Understanding the Coming Inflation Problem


2020 was a tumultuous year for both the global and the US economy, and that tumult left many investors and consumers hoping for better, smoother days ahead. Now that we’re well into 2021 both temporally and financially, it would seem that things are improving. Jobless claims are down, job creation is up, the markets are recovering and a housing construction boom is underway. While those would all seem to be positive indications of recovery, there’s an elephant in the room that needs to be discussed. Inflation is always a concern and under the current circumstances a serious one. To be direct: there’s an inflation problem underway in the US. Let’s talk about what caused it, what it means for you, and what you might do in response.

What Form Will Inflation Take?

There’s considerable debate in financial and policy circles about whether or not what we’re seeing is true inflation or just a response to the unique circumstances in which we find ourselves. Key indicators like the Consumer Price Index fell dramatically between March and June 2020, in response to COVID restrictions and lockdowns. They rallied in June and July of that year as those restrictions were lifted and the rally continues–although we must note that the CPI remains well below its 3-year average at the time of this writing.

Increased consumer demand is pushing the current rise in the CPI, as businesses reopen and more people re-engage with the economy. Increased demand will have a number of potential effects, which we’ll discuss a bit later.

What Role Do the Bailouts Play?

President Biden recently signed a $1.9 trillion COVID relief package, which is intended in part to drive economic growth. While several measures within the package may do just that, the primary concern as far as inflation goes is the role that more money chasing the same amount of goods will play in shaping consumer prices. It’s the basics of economics, in that it goes back to the fundamentals of supply and demand. Coupled with the current kinks in the global supply chain, and we’re looking at months of higher demand coupled with restricted supply.

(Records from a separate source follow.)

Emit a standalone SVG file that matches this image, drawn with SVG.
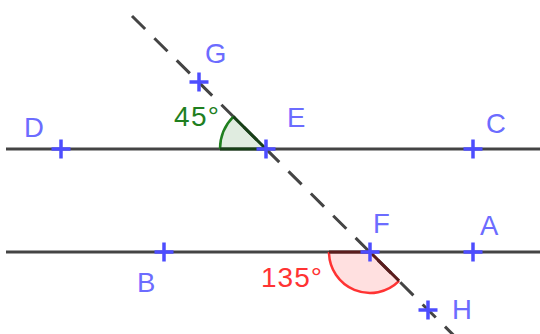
<svg xmlns="http://www.w3.org/2000/svg" width="540" height="334" viewBox="0 0 540 334">
<defs>
<style>
.ln{stroke:#444;stroke-width:3;fill:none}
.dash{stroke:#444;stroke-width:3;fill:none;stroke-dasharray:18.5 13}
.pt{stroke:#4d4dff;stroke-width:3.5;fill:none}
.lbl{font-family:"Liberation Sans",Arial,sans-serif;font-size:27.5px;fill:#6c6cff}
.ang{font-family:"Liberation Sans",Arial,sans-serif;font-size:28px}
</style>
<path id="cross" d="M-9.5,0H9.5M0,-9.5V9.5"/>
</defs>
<rect width="540" height="334" fill="#fff"/>
<g id="connectors">
<line class="ln" x1="6" y1="149" x2="540" y2="149"/>
<line class="ln" x1="6" y1="252" x2="540" y2="252"/>
<line class="dash" x1="132" y1="16" x2="470" y2="351.5"/>
</g>
<g id="angle-E">
<path d="M266,149 L220,149 A46,46 0 0 1 233.4,116.6 Z" fill="#006400" fill-opacity="0.12"/>
<path d="M220,149 A46,46 0 0 1 233.4,116.6" fill="none" stroke="#1f7f1f" stroke-width="2.5"/>
<path d="M220,149 L266,149 L233.4,116.6" fill="none" stroke="#173f17" stroke-width="3"/>
<text class="ang" x="174" y="126" fill="#1f7f1f" textLength="45">45°</text>
</g>
<g id="angle-F">
<path d="M370,252 L399.1,280.9 A41,41 0 0 1 329,252 Z" fill="#ff0000" fill-opacity="0.12"/>
<path d="M399.1,280.9 A41,41 0 0 1 329,252" fill="none" stroke="#ff3333" stroke-width="2.5"/>
<path d="M329,252 L370,252 L399.1,280.9" fill="none" stroke="#5a1c1c" stroke-width="3"/>
<text class="ang" x="261" y="287" fill="#ff3333" textLength="61">135°</text>
</g>
<g id="D"><use href="#cross" class="pt" x="61" y="149"/><text class="lbl" x="24" y="137">D</text></g>
<g id="E"><use href="#cross" class="pt" x="266" y="149"/><text class="lbl" x="287" y="127">E</text></g>
<g id="C"><use href="#cross" class="pt" x="473" y="149"/><text class="lbl" x="486" y="133">C</text></g>
<g id="G"><use href="#cross" class="pt" x="199" y="82"/><text class="lbl" x="205" y="63">G</text></g>
<g id="B"><use href="#cross" class="pt" x="164" y="252"/><text class="lbl" x="137" y="292">B</text></g>
<g id="F"><use href="#cross" class="pt" x="370" y="252"/><text class="lbl" x="373" y="233">F</text></g>
<g id="A"><use href="#cross" class="pt" x="473" y="252"/><text class="lbl" x="480" y="235">A</text></g>
<g id="H"><use href="#cross" class="pt" x="428" y="310"/><text class="lbl" x="452" y="319">H</text></g>
</svg>
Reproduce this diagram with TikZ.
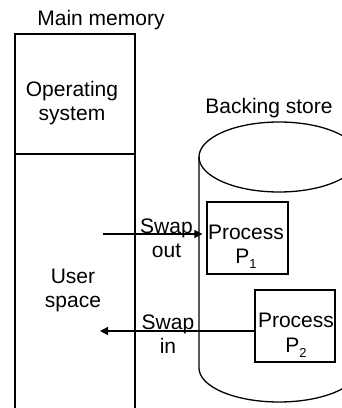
\documentclass[tikz,border=0pt]{standalone}
\usepackage{fontspec}
\setmainfont{Liberation Sans}
\usetikzlibrary{arrows.meta}
\tikzset{
  lbl/.style={font=\fontsize{21}{24.5}\selectfont, inner sep=0pt, align=center},
  ln/.style={line width=1.3pt},
  procbox/.style={draw, line width=1.3pt, minimum width=#1, minimum height=72pt, inner sep=0pt},
  arr/.style={line width=1.3pt, -{Triangle[length=8pt,width=8pt]}}
}
\newcommand{\subidx}[1]{\raisebox{-5pt}{\fontsize{13}{13}\selectfont #1}}
\begin{document}
\begin{tikzpicture}[x=1pt,y=1pt]
\useasboundingbox (0,0) rectangle (342,408);
\clip (0,0) rectangle (342,408);

% main memory column
\draw[ln] (15,-2) -- (15,374) -- (135,374) -- (135,-2);
\draw[ln] (15,254) -- (135,254);
\node[lbl, anchor=base] (mm) at (101,382) {Main memory};
% multi-line labels: the base anchor sits on the last line
\node[lbl, anchor=base] (os) at (72,287) {Operating\\system};
\node[lbl, anchor=base] (us) at (73,100) {User\\space};

% backing store cylinder
\draw[ln] (279,251) ellipse [x radius=80, y radius=35];
\draw[ln] (199,251) -- (199,40) arc[start angle=180, end angle=360, x radius=80, y radius=34] -- (359,251);
\node[lbl, anchor=base] (bs) at (269,294) {Backing store};

% processes on the backing store
\node[procbox=81pt] (p1) at (247.5,170) {};
\node[procbox=80pt] (p2) at (295,82) {};
\node[lbl, anchor=base] (p1t) at (246,144) {Process\\P\subidx{1}};
\node[lbl, anchor=base] (p2t) at (296,56) {Process\\P\subidx{2}};

% swapping
\coordinate (outstart) at (103,174);
\coordinate (inend) at (100,77);
\draw[arr, shorten >=4pt] (outstart) -- (outstart -| p1.west);
\draw[arr] (inend -| p2.west) -- (inend);
\node[lbl, anchor=base] (so) at (166.5,150) {Swap\\out};
\node[lbl, anchor=base] (si) at (168,54) {Swap\\in};
\end{tikzpicture}
\end{document}
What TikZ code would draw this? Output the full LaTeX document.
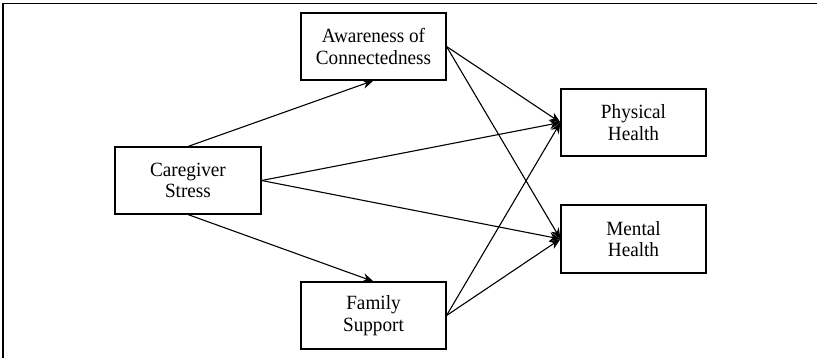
\documentclass[tikz,border=0pt]{standalone}
\usepackage{fontspec}
\setmainfont{Liberation Serif}
\newfontfamily\boxfont[FakeStretch=0.95]{Liberation Serif}
\usetikzlibrary{arrows.meta}
\begin{document}
\begin{tikzpicture}[x=1pt,y=-1pt,
  box/.style={draw, line width=1.1pt, minimum width=145pt, minimum height=67pt, inner sep=0pt, align=center, font=\boxfont\fontsize{20.2}{21.8}\selectfont},
  path/.style={line width=1.1pt, -{Stealth[length=11pt,width=9pt]}}]
\useasboundingbox (0,0) rectangle (817,357);
\draw[line width=1.5pt] (3,360) -- (3,3.5) -- (820,3.5);
\node[box] (aw) at (373.5,46.5) {Awareness of\\Connectedness};
\node[box, minimum width=146pt] (cg) at (188,180.5) {Caregiver\\Stress};
\node[box] (ph) at (633.5,122.5) {Physical\\Health};
\node[box, minimum height=68pt] (mh) at (633.5,239) {Mental\\Health};
\node[box] (fs) at (373.5,315.5) {Family\\Support};
\draw[path] (cg.north) -- (aw.south);
\draw[path] (cg.south) -- (fs.north);
\draw[path] (cg.east) -- (ph.west);
\draw[path] (cg.east) -- (mh.west);
\draw[path] (aw.east) -- (ph.west);
\draw[path] (aw.east) -- (mh.west);
\draw[path] (fs.east) -- (ph.west);
\draw[path] (fs.east) -- (mh.west);
\end{tikzpicture}
\end{document}
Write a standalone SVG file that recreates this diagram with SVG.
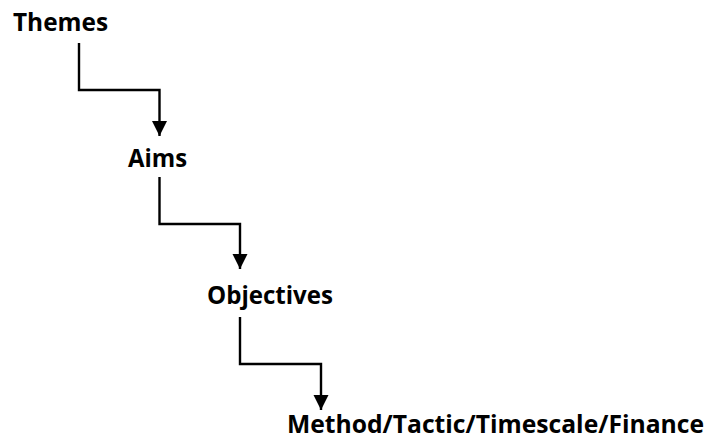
<svg xmlns="http://www.w3.org/2000/svg" width="707" height="444" viewBox="0 0 707 444">
<style>
.lbl{font-family:"Open Sans","Liberation Sans",sans-serif;font-weight:bold;font-size:24.5px;fill:#000}
.conn{fill:none;stroke:#000;stroke-width:2.4}
</style>
<defs>
<marker id="arr" markerUnits="userSpaceOnUse" markerWidth="16" markerHeight="16" viewBox="0 0 16 16" refX="15" refY="8" orient="auto">
<path d="M0,0.5 L15,8 L0,15.5 Z" fill="#000"/>
</marker>
</defs>
<rect width="707" height="444" fill="#fff"/>
<g id="connectors">
<path class="conn" d="M79,43 V90 H159.5 V136" marker-end="url(#arr)"/>
<path class="conn" d="M159.5,177 V224 H240 V269" marker-end="url(#arr)"/>
<path class="conn" d="M240,317 V364 H321 V410" marker-end="url(#arr)"/>
</g>
<g id="themes"><text class="lbl" x="13" y="31" textLength="95" lengthAdjust="spacingAndGlyphs">Themes</text></g>
<g id="aims"><text class="lbl" x="128" y="167" textLength="59" lengthAdjust="spacingAndGlyphs">Aims</text></g>
<g id="objectives"><text class="lbl" x="207" y="304" textLength="126" lengthAdjust="spacingAndGlyphs">Objectives</text></g>
<g id="method"><text class="lbl" x="287" y="433" textLength="417" lengthAdjust="spacingAndGlyphs">Method/Tactic/Timescale/Finance</text></g>
</svg>
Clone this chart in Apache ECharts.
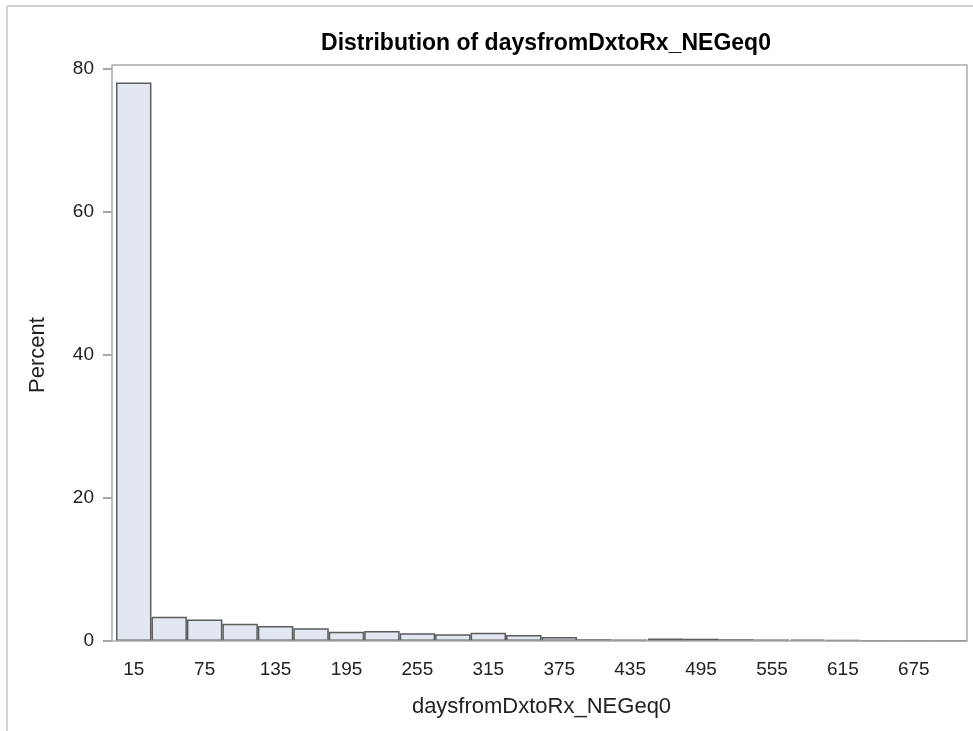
<!DOCTYPE html>
<html lang="en">
<head>
    <meta charset="UTF-8">
    <title>Distribution of daysfromDxtoRx_NEGeq0</title>
    <script src="https://cdn.jsdelivr.net/npm/echarts@6/dist/echarts.min.js"></script>
    <style>
        html, body, #chart {
            width: 973px;
            height: 731px;
            padding: 0;
            margin: 0;
            background: #fff;
        }
    </style>
</head>
<body>
<div id="chart"></div>
<script>
    // bin midpoints (width 30) and percent per bin
    var binMids = ["15", "45", "75", "105", "135", "165", "195", "225", "255", "285", "315", "345",
        "375", "405", "435", "465", "495", "525", "555", "585", "615", "645", "675", "705"];
    var percents = [78.1, 3.4, 3.0, 2.4, 2.1, 1.8, 1.3, 1.4, 1.1, 0.95, 1.15, 0.85,
        0.55, 0.25, 0.2, 0.35, 0.3, 0.25, 0.2, 0.2, 0.15, 0.05, 0.05, 0.05];
    var yTicks = [0, 20, 40, 60, 80];

    var font = "Liberation Sans, Arial, sans-serif";
    var myChart = echarts.init(document.getElementById("chart"));

    myChart.setOption({
        animation: false,
        title: {
            text: "Distribution of daysfromDxtoRx_NEGeq0",
            left: 541,
            top: 27,
            textAlign: "center",
            textStyle: {
                fontFamily: font,
                fontSize: 23,
                fontWeight: "bold",
                color: "#000"
            }
        },
        grid: {
            left: 116,
            right: 6,
            top: 69,
            bottom: 90
        },
        graphic: [
            // outer panel border (top and left edges)
            {type: "line", shape: {x1: 7, y1: 6, x2: 973, y2: 6}, style: {stroke: "#d2d2d2", lineWidth: 2}},
            {type: "line", shape: {x1: 7, y1: 6, x2: 7, y2: 731}, style: {stroke: "#d2d2d2", lineWidth: 2}},
            // plot frame
            {
                type: "rect", z: 10,
                shape: {x: 112, y: 65, width: 855, height: 576},
                style: {fill: null, stroke: "#a9adb0", lineWidth: 1.5}
            }
        ],
        xAxis: {
            type: "category",
            data: binMids,
            name: "daysfromDxtoRx_NEGeq0",
            nameLocation: "middle",
            nameGap: 55,
            nameTextStyle: {fontFamily: font, fontSize: 22, color: "#222"},
            axisLine: {show: false},
            axisTick: {
                alignWithLabel: true,
                interval: 1,
                length: 9,
                lineStyle: {color: "#8a8a8a", width: 1.5}
            },
            axisLabel: {
                interval: 1,
                margin: 19,
                fontFamily: font,
                fontSize: 19,
                color: "#222"
            },
            splitLine: {show: false}
        },
        yAxis: {
            type: "value",
            min: yTicks[0],
            max: yTicks[yTicks.length - 1],
            interval: yTicks[1] - yTicks[0],
            offset: 4,
            name: "Percent",
            nameLocation: "middle",
            nameGap: 63,
            nameTextStyle: {fontFamily: font, fontSize: 22, color: "#222"},
            axisLine: {show: false},
            axisTick: {show: true, length: 9, lineStyle: {color: "#8a8a8a", width: 1.5}},
            axisLabel: {
                margin: 18,
                fontFamily: font,
                fontSize: 19,
                color: "#222"
            },
            splitLine: {show: false}
        },
        series: [{
            type: "bar",
            data: percents,
            barCategoryGap: "0%",
            itemStyle: {
                color: "#e2e7f1",
                borderColor: "#5c5c5c",
                borderWidth: 1.5
            },
            silent: true
        }]
    });
</script>
</body>
</html>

What Does it All Mean for Consumers?

To be blunt, the net result is that consumer prices on some goods are going to rise, at least for a while. Whether or not this is true inflation–a change in the value of the currency vs the value of desired goods–is an ongoing and open question. However, the fact remains that consumer prices on consumables like food, lumber, consumer electronics, and automobiles are going to rise in the short term. This should level out over the rest of the year, due to rapidly evolving consumer habits and a slowly stabilizing marketplace. But in the short term, some key goods will be more expensive.

What Can Investors Do?

The best approach right now is to remain cool and collected. A calm mind and careful planning will see most investors through this far better than rapid-fire and rash decision making. Consulting with a financial advisor who knows the field and is adept at long-term planning is a must right now. They can help you illuminate the blind spots in the months ahead and use this time as an opportunity to move closer to your goals.